Source: Chicago Tribune

Last week Neil Armstrong, the first man on the moon, released an open letter to President Barack Obama, the first Trekkie in the White House.

The former astronaut is riled because Obama canceled a planned 2020 U.S. moon mission and yanked NASA funding for the rocket that was supposed to take astronauts there.

Obama intends to outsource some of the spacecraft business to commercial space companies, which he thinks are more innovative, nimble and cost-conscious than NASA.

Armstrong warned that pulling the plug on the rocket program, called Constellation, dooms the U.S. to a “long downhill slide to mediocrity.” Without the ability to loft humans into orbit for many years to come, he wrote, the U.S. is destined to become a “second- or even third-rate” space power.

Sorry, Neil. But that’s one giant leap … of unwarranted pessimism.

Obama is charting a fresh course for American space exploration that is grounded in reality.

Reality 1: The president scrapped the project because a special panel of experts — including aerospace industry heavyweights and two former astronauts — said NASA was building the wrong rocket for the wrong destination (the moon).

Reality 2: Constellation was over budget, behind schedule, and according to the federal Office of Management and Budget, “lacking in innovation due to a failure to invest in critical new technologies.”

Reality 3: Private commercial space companies already are injecting long-needed competition into a field dominated by huge aerospace contractors.

One of those entrepreneurs, SpaceX exec Elon Musk, is building a Falcon 9 rocket that he says can blast American astronauts to the space station for about $20 million — less than half what NASA now pays. Let’s see if he can deliver.
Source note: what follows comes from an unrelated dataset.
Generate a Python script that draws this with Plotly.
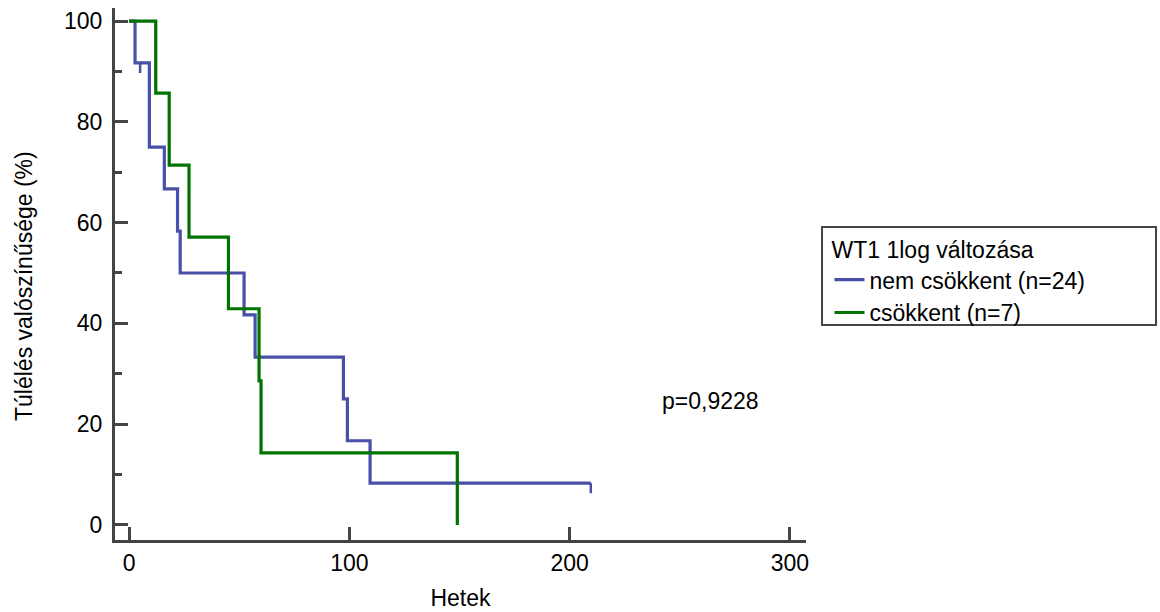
import plotly.graph_objects as go

# Kaplan-Meier step data (weeks, survival %)
blue_name = "nem csökkent (n=24)"
blue_t = [0, 2.7, 9.2, 16, 22, 23.2, 52.2, 57.2, 97.3, 99.1, 109.4, 209.6]
blue_s = [100, 91.7, 75.0, 66.7, 58.3, 50.0, 41.7, 33.3, 25.0, 16.7, 8.3, 8.3]
blue_cens_t = [5, 209.6]
blue_cens_s = [91.7, 8.3]

green_name = "csökkent (n=7)"
green_t = [0, 12.1, 18.2, 27.2, 45.1, 59.0, 59.9, 149.0]
green_s = [100, 85.7, 71.4, 57.1, 42.9, 28.6, 14.3, 0.0]

x_ticks = [0, 100, 200, 300]
y_ticks = [0, 20, 40, 60, 80, 100]
y_minor = [10, 30, 50, 70, 90]
legend_title = "WT1 1log változása"
p_text = "p=0,9228"
x_title = "Hetek"
y_title = "Túlélés valószínűsége (%)"

BLUE = "#4A4FA8"
GREEN = "#007300"
AX = "#444444"
FONT = "Liberation Sans, Arial, sans-serif"
FS = 23
CENS = 2.0  # censor tick length in % units


def cens_xy(ts, ss):
    xs, ys = [], []
    for t, s in zip(ts, ss):
        xs += [t, t, None]
        ys += [s, s - CENS, None]
    return xs, ys


fig = go.Figure()
fig.add_trace(go.Scatter(x=blue_t, y=blue_s, mode="lines", line_shape="hv",
                         line=dict(color=BLUE, width=3.2), name=blue_name))
cx, cy = cens_xy(blue_cens_t, blue_cens_s)
fig.add_trace(go.Scatter(x=cx, y=cy, mode="lines", line=dict(color=BLUE, width=2.5),
                         showlegend=False, hoverinfo="skip"))
fig.add_trace(go.Scatter(x=green_t, y=green_s, mode="lines", line_shape="hv",
                         line=dict(color=GREEN, width=3.2), name=green_name))

fig.add_annotation(x=264, y=24.6, xref="x", yref="y", text=p_text, showarrow=False,
                   font=dict(family=FONT, size=FS, color="#000"))
# y-axis title
fig.add_annotation(x=-0.1317, y=0.4774, xref="paper", yref="paper", text=y_title,
                   textangle=-90, showarrow=False, xanchor="center", yanchor="middle",
                   font=dict(family=FONT, size=FS, color="#000"))
# legend frame
fig.add_shape(type="rect", xref="paper", yref="paper", x0=1.0232, x1=1.5065,
              y0=0.4041, y1=0.5883, line=dict(color=AX, width=2), fillcolor="rgba(0,0,0,0)")

fig.update_layout(
    width=1160, height=612,
    margin=dict(l=115, r=354, t=8, b=72, autoexpand=False),
    paper_bgcolor="white", plot_bgcolor="white",
    font=dict(family=FONT, size=FS, color="#000"),
    legend=dict(
        title=dict(text=legend_title, font=dict(family=FONT, size=FS)),
        x=1.034, xanchor="left", y=0.586, yanchor="top",
        borderwidth=0, bgcolor="rgba(0,0,0,0)",
        font=dict(family=FONT, size=FS), tracegroupgap=0,
    ),
    showlegend=True,
)
fig.update_xaxes(
    range=[-6.4, 307.3], tickvals=x_ticks, ticks="inside", ticklen=13, tickwidth=2.5,
    tickcolor=AX, showline=True, linecolor=AX, linewidth=3, showgrid=False, zeroline=False,
    title=dict(text=x_title, standoff=16, font=dict(family=FONT, size=FS)),
    ticklabelstandoff=0, automargin=False,
)
fig.update_yaxes(
    range=[-3, 102.6], tickvals=y_ticks, ticks="inside", ticklen=13, tickwidth=2.5,
    tickcolor=AX, showline=True, linecolor=AX, linewidth=3, showgrid=False, zeroline=False,
    minor=dict(tickvals=y_minor, ticks="inside", ticklen=7, tickwidth=2.5,
               tickcolor=AX, showgrid=False),
    ticklabelstandoff=5, automargin=False,
)

fig.write_html("out.html")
Musk, who co-founded PayPal, told us that one of the most vital innovations for the space program would be to scrap NASA’s system of guaranteeing contractors a profit beyond whatever costs they run up. That just guarantees companies will find the most expensive way to do something and then milk it for as long as possible. “It’s Economics 101,” he says.

Are you listening, NASA?

With the U.S. space shuttle program set to be mothballed in the fall, Armstrong and some of his fellow ex-astronauts also are perturbed that Americans will need to hitch a ride from the Russians — at $55 million a ticket — to reach the international space station.